Wednesday 16 August 2017

Opening Act: Seven Days in May


With everything going on down south in the good old United States of America I figured it would be fitting to escape current events with a lighthearted romp of a movie about an attempted military coup to overthrow the president. John Frankenheimer's 1964 classic political thriller is written by Rod Serling (The Twilight Zone) and stars Fredrich March as President Lyman, signing a nuclear disarmament treaty with the Soviet Union. Burt Lancaster is General Scott, a military man who doesn't see this as a diplomatic solution to the Cold War but a ploy by the Russians to gain an unbeatable advantage. Kirk Douglas is Colonel Casey, the man caught between the two and Ava Gardner is Scott's former mistress who provides vital evidence of the coup to the President and his loyalists. See how much nicer this fictional White House is than Trump's.



Seven Days in May immediately lets us know what is at stake with the very first image we see on screen. The Constitution of the United States is being ripped in half. This rip is quickly revealed to be the first number in a count towards seven. These cascading numbers follow a tense drumbeat which crescendos upon the legibility of each number until the count reaches seven. There is a violent clang as the full title is revealed giving us a very brief respite from the rising tensions of these credits. The number seven falls away only to be replaced with arrowheads, a sign of war, and a marching drum beat indicating that tensions have boiled over between the involved parties. A pullback reveals the arrows to be in the eagle's claw on the presidential seal, directly implicating the president in this conflict. A cut to the White House further solidifies the setting as bars raise to lock in the house. This is no world war, this is a matter directly between the president and his top general inside the White House. That the bars are stylized to appear as rockets merely let's us know what this battle is about.

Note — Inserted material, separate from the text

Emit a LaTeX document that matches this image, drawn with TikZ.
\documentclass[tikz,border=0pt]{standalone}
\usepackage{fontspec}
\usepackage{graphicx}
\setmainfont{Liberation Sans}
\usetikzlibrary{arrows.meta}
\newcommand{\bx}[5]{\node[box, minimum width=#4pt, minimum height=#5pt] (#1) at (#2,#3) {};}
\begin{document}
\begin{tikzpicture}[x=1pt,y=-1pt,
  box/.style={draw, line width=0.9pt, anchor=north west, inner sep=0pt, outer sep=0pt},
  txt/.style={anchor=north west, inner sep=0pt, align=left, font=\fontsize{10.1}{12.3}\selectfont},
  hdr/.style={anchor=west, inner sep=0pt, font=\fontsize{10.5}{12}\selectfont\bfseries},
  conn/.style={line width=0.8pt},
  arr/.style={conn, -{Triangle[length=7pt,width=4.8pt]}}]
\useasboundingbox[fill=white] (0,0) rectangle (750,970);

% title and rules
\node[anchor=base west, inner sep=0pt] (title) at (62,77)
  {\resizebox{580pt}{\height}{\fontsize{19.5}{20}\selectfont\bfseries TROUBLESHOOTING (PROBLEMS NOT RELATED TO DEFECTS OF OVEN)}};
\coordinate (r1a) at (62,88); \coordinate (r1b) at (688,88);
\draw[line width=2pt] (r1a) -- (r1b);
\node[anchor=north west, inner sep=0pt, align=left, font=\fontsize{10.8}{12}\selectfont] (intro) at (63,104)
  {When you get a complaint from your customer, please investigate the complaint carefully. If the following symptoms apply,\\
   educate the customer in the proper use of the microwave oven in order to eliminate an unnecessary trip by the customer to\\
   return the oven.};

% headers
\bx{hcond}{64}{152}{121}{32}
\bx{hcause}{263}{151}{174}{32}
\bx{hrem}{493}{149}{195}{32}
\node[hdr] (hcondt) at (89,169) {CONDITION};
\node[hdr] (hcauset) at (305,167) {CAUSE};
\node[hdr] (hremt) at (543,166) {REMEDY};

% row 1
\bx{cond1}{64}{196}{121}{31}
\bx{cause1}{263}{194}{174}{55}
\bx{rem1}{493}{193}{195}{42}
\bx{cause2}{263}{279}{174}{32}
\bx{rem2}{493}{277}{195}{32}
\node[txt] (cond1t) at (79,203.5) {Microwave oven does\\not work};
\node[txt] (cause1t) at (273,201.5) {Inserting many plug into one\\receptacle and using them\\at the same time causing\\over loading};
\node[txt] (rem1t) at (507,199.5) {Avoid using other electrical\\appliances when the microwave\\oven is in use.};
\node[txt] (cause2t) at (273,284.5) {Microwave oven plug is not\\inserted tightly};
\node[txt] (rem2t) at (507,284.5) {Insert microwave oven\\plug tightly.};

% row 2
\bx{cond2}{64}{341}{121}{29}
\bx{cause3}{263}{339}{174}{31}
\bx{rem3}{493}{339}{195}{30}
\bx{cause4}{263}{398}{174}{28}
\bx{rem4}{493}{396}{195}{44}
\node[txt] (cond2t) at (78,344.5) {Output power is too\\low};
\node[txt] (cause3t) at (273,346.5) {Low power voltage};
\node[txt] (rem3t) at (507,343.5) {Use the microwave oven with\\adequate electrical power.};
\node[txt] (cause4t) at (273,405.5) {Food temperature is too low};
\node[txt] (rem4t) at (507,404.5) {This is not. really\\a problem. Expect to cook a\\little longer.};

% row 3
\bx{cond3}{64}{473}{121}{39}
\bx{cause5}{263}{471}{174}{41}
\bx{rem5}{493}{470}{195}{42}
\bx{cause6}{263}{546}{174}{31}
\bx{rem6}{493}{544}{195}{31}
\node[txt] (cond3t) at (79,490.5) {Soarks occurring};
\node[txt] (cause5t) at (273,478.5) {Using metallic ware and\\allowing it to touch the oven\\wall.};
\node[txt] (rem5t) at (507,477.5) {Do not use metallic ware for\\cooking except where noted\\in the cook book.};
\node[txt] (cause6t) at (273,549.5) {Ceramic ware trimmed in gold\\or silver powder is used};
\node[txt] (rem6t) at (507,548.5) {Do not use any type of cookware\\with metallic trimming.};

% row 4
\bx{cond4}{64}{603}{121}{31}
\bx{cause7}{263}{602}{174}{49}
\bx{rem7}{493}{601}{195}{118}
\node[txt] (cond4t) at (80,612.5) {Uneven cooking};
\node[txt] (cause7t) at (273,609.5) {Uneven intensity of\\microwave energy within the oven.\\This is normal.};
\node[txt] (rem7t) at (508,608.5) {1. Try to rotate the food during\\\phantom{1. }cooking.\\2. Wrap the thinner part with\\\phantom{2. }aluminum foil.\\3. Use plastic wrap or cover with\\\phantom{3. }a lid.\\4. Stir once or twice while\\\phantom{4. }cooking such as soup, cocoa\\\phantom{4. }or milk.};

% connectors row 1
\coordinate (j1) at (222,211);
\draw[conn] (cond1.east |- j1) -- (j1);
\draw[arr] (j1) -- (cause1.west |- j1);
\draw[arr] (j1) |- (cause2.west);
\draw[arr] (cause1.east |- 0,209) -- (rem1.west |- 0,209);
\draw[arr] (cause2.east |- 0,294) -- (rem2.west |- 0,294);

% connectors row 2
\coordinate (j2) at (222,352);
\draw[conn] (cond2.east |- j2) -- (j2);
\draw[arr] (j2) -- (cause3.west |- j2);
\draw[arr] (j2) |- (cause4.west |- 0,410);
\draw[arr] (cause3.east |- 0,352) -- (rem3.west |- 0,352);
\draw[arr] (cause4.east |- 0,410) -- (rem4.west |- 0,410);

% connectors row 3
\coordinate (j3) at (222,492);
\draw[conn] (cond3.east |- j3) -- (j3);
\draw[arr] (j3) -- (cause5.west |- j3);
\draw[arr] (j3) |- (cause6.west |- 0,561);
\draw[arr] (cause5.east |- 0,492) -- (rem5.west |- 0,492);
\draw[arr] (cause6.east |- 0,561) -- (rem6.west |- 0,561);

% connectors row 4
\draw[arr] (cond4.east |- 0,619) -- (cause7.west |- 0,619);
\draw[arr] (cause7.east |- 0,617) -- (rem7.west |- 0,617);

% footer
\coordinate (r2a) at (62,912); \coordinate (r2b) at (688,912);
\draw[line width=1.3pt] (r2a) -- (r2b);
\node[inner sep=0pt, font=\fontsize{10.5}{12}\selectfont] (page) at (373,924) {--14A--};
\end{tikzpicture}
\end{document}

The opening credits of Seven Days in May perfectly set the tone and tell us the vague details of the story. A conflict equivalent to a war occurring between the president and another party in the white house involving nuclear weapons. This combination of imagery and music makes us incredibly nervous as an audience for what this film is promising to do.

The image of the White House behind the rocket bars dissolves into the real white house and fence as we are thrown into a protest. First we see the anti-president side. The calm, orderly demeanor of the protest is directly at odds with the extreme rhetoric written on the placards and signs being carried by the marchers. A cut flips the perspective 180 degrees to the counter protesters. This group or equally, calm and orderly protesters believe in the president and his treaty. The film doesn't identify political party affiliations during this conflict but if you don't mind I'll put the pro-military side on the right and the pro-treaty side on the left. Frankenheimer shows this with the direction the protesters are marching. The anti-treaty, anti-president side march towards the right of the screen while the pro-treaty, pro-president side marches towards the left.

These protesters are brought together by several nervous and anxious cuts and a wide shot of the two lines passing each other in the middle of the screen. Some words are exchanged, a banner is attacked and the dueling protests descend into the chaos of a wild brawl. Tensions in this fictional version of America are incredibly high the arriving policemen can barely hold everything together before a cut into a newspaper in the Oval Office. From the wild outside we are instantly thrown into the seemingly calm interior where we already know tensions are about to start ramping up by orders of magnitudes.

With the opening four and a half minutes of Seven Days in May, Frankenheimer provides the broad strokes of the conflict set to envelope the film as well as setting the tension both in the story and the audience. From the outset we turn to nervousness following the credits and are thrust into wild chaos. The rest of the film is an appropriately tense thrill ride of political turmoil.